Taipei, April 3 (CNA) A survey of U.S. international relations experts conducted after the Russian invasion of Ukraine has found an increase in support for possible U.S. responses to a Chinese attack on Taiwan, but still only very limited backing for direct military intervention.

The poll, conducted by the Teaching, Research & International Policy (TRIP) Project at William & Mary, with the support of the Carnegie Corporation of New York, between March 10-14, asked 866 scholars at American universities what the U.S. should do "if China uses military force against Taiwan in the coming months."

It compared their responses with those collected in two earlier surveys conducted in April-May 2021 and December 2021-January 2022.

The surveys all revealed consistently high support for placing sanctions on Chinese leaders in the event of an attack, ranging from a low of 87 percent in the first poll to a high of 94 percent in the most recent one.

Meanwhile, the new survey found that 83 percent of respondents would support sending additional arms and military supplies to Taiwan, up 13 percentage points from the 70-percent support recorded in January.

In terms of a U.S. military response, 72 percent of experts said they would favor "deploying U.S. military forces to the region" in response to a Chinese attack, up from a low of 63 percent recorded in January and the 70 percent recorded last May.

Only 18 percent of those interviewed, however, said the U.S. should "initiate direct military operations against Chinese military forces," in comparison to 11 percent in the May 2021 poll and 8 percent support in January 2022.

Finally, just under half of the experts (49 percent) said the U.S. should initiate cyberattacks on China if it attacks Taiwan, up slightly from the 43 percent and 42 percent reported in the earlier surveys.

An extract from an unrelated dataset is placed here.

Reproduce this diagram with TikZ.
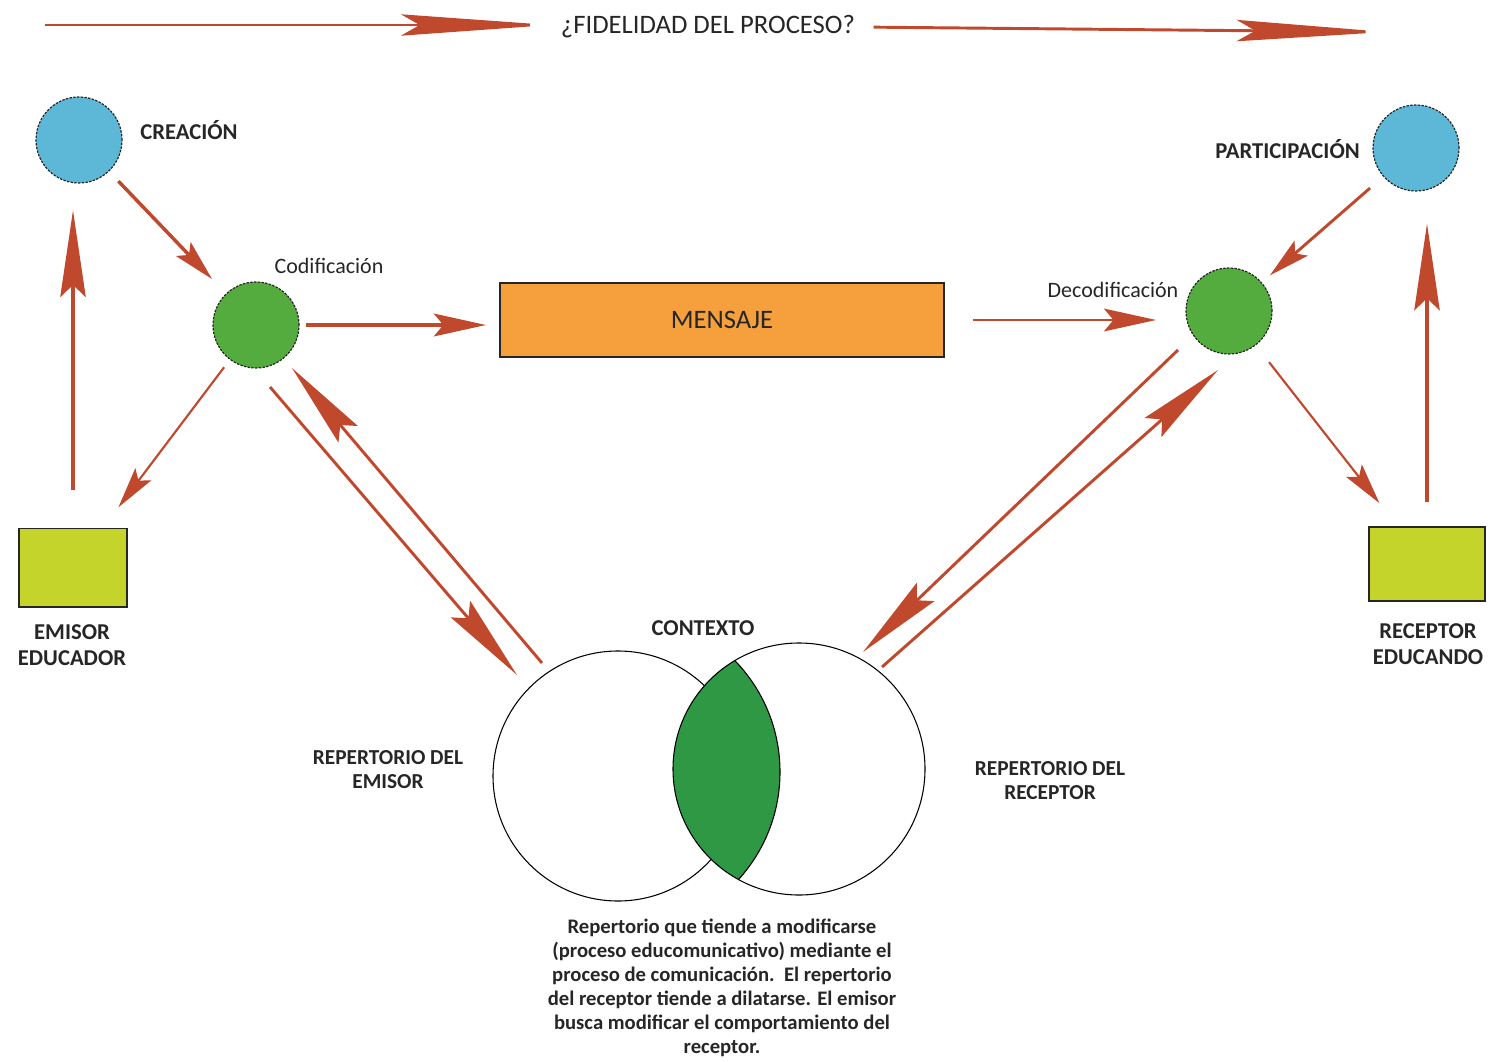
\documentclass[tikz,border=0pt]{standalone}
\usepackage{fontspec}
\setmainfont{Carlito}
\usetikzlibrary{arrows.meta}

\definecolor{rojoflecha}{RGB}{192,72,45}
\definecolor{azulcirc}{RGB}{92,184,214}
\definecolor{verdecirc}{RGB}{84,172,62}
\definecolor{verdelente}{RGB}{46,152,68}
\definecolor{naranja}{RGB}{245,160,60}
\definecolor{amarillo}{RGB}{196,212,43}

\begin{document}
\begin{tikzpicture}[x=0.75pt,y=0.75pt,yscale=-1,xscale=1,
	circulo/.style={circle,draw=black!85,line width=0.9pt,dash pattern=on 1.8pt off 1pt,minimum size=64.5pt,inner sep=0pt},
	caja/.style={draw=black!85,line width=1pt,inner sep=0pt},
	flecha/.style={draw=rojoflecha,line width=2.2pt},
	puntatope/.style={-{Stealth[length=112pt,width=16pt,inset=14pt]}},
	puntalarga/.style={-{Stealth[length=65pt,width=19pt,inset=9pt]}},
	puntamedia/.style={-{Stealth[length=39pt,width=17pt,inset=7pt]}},
	puntacorta/.style={-{Stealth[length=31pt,width=15pt,inset=6pt]}},
	titulo/.style={inner sep=0.75pt,text=black!85,font=\fontsize{20}{24}\selectfont},
	etiqueta/.style={inner sep=0.75pt,text=black!85,align=center,font=\fontsize{17}{19.5}\selectfont\bfseries},
	etiquetafina/.style={inner sep=0.75pt,text=black!85,font=\fontsize{16.5}{19.5}\selectfont}]
	\useasboundingbox (0,0) rectangle (1491,1062);
	
	%Shape: Circles [creacion, participacion]
	\node (creacion) [circulo,fill=azulcirc] at (79,140) {};
	\node (participacion) [circulo,fill=azulcirc] at (1416,148) {};
	%Shape: Circles [codificacion, decodificacion]
	\node (codif) [circulo,fill=verdecirc] at (256,325) {};
	\node (decodif) [circulo,fill=verdecirc] at (1229,311) {};
	%Shape: Rectangles
	\node (emisor) [caja,fill=amarillo,minimum width=81pt,minimum height=59pt] at (73,567.5) {};
	\node (receptor) [caja,fill=amarillo,minimum width=87pt,minimum height=55.5pt] at (1427,564) {};
	\node (mensaje) [caja,fill=naranja,minimum width=333pt,minimum height=55.5pt,text=black!85,font=\fontsize{20}{24}\selectfont] at (722,320) {MENSAJE};
	
	%Shape: Venn [contexto]
	\draw [line width=0.8pt] (618,776) circle [radius=93.75pt];
	\begin{scope}
		\clip (799,769) circle [radius=94.5pt];
		\draw [fill=verdelente,line width=0.8pt] (620,772) circle [radius=120pt];
	\end{scope}
	\draw [line width=0.8pt] (799,769) circle [radius=94.5pt];
	
	% Text Node
	\draw (708,27) node (fidelidad) [titulo] {¿FIDELIDAD DEL PROCESO?};
	% Text Node
	\draw (139,130) node (lblcreacion) [anchor=west][etiqueta] {CREACIÓN};
	% Text Node
	\draw (1361,149) node (lblparticipacion) [anchor=east][etiqueta] {PARTICIPACIÓN};
	% Text Node
	\draw (329,266) node (lblcodif) [etiquetafina] {Codificación};
	% Text Node
	\draw (1113,290) node (lbldecodif) [etiquetafina] {Decodificación};
	% Text Node
	\draw (72,645) node (lblemisor) [etiqueta] {EMISOR\\EDUCADOR};
	% Text Node
	\draw (1428,644) node (lblreceptor) [etiqueta] {RECEPTOR\\EDUCANDO};
	% Text Node
	\draw (703,628) node (lblcontexto) [etiqueta] {CONTEXTO};
	% Text Node
	\draw (388,770) node (repemisor) [etiqueta,font=\fontsize{16}{18}\selectfont\bfseries] {REPERTORIO DEL\\EMISOR};
	% Text Node
	\draw (1050,781) node (repreceptor) [etiqueta,font=\fontsize{16}{18}\selectfont\bfseries] {REPERTORIO DEL\\RECEPTOR};
	% Text Node
	\draw (722,918) node (nota) [anchor=north][etiqueta,font=\fontsize{15.5}{18}\selectfont\bfseries] {Repertorio que tiende a modificarse\\(proceso educomunicativo) mediante el\\proceso de comunicación.\ \ El repertorio\\del receptor tiende a dilatarse. El emisor\\busca modificar el comportamiento del\\receptor.};
	
	%Straight Lines [fidelidad]
	\coordinate (inicio) at (45,25);
	\coordinate (fin) at (1386,32);
	\draw [flecha,puntatope,shorten >=7pt] (inicio) -- (inicio -| fidelidad.west);
	\draw [flecha,puntatope,shorten <=13pt] (fidelidad.east) -- (fin);
	
	%Straight Lines [emisor side]
	\draw [flecha,line width=3pt,puntalarga,shorten <=28pt,shorten >=20pt] (emisor.north) -- (emisor.north |- creacion.south);
	\draw [flecha,line width=2.6pt,puntacorta,shorten <=10pt,shorten >=15pt] (creacion) -- (codif);
	\draw [flecha,line width=1.6pt,puntacorta,shorten <=7pt,shorten >=19pt] (codif) -- (emisor);
	\draw [flecha,line width=3pt,puntamedia,shorten <=5pt,shorten >=10pt] (codif.east) -- (codif.east -| mensaje.west);
	
	%Straight Lines [receptor side]
	\draw [flecha,puntamedia,shorten <=21pt,shorten >=22pt] (mensaje.east) -- (mensaje.east -| decodif.west);
	\draw [flecha,puntacorta,shorten <=13pt,shorten >=8pt] (participacion) -- (decodif);
	\draw [flecha,line width=1.6pt,puntacorta,shorten <=16pt,shorten >=22pt] (decodif) -- (receptor);
	\draw [flecha,line width=3pt,puntalarga,shorten <=18pt,shorten >=24pt] (receptor.north) -- (receptor.north |- participacion.south);
	
	%Straight Lines [repertorios]
	\coordinate (idaA) at (270,387);
	\coordinate (idaB) at (517,675);
	\coordinate (vueltaA) at (542,663);
	\coordinate (vueltaB) at (292,368);
	\coordinate (bajaA) at (1178,350);
	\coordinate (bajaB) at (863,652);
	\coordinate (subeA) at (882,667);
	\coordinate (subeB) at (1218,370);
	\draw [flecha,puntalarga] (idaA) -- (idaB);
	\draw [flecha,puntalarga] (vueltaA) -- (vueltaB);
	\draw [flecha,puntalarga] (bajaA) -- (bajaB);
	\draw [flecha,puntalarga] (subeA) -- (subeB);
	
\end{tikzpicture}
\end{document}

Of the three surveys, the one conducted in January 2022 generally showed the least enthusiasm for a U.S. response, possibly in reaction to the United States' chaotic withdrawal from Afghanistan in August 2021.

The highest level of support for a U.S. response was found in the latest survey, conducted just weeks after Russia invaded Ukraine on Feb. 24.

The survey results were reported in Foreign Policy magazine on March 31.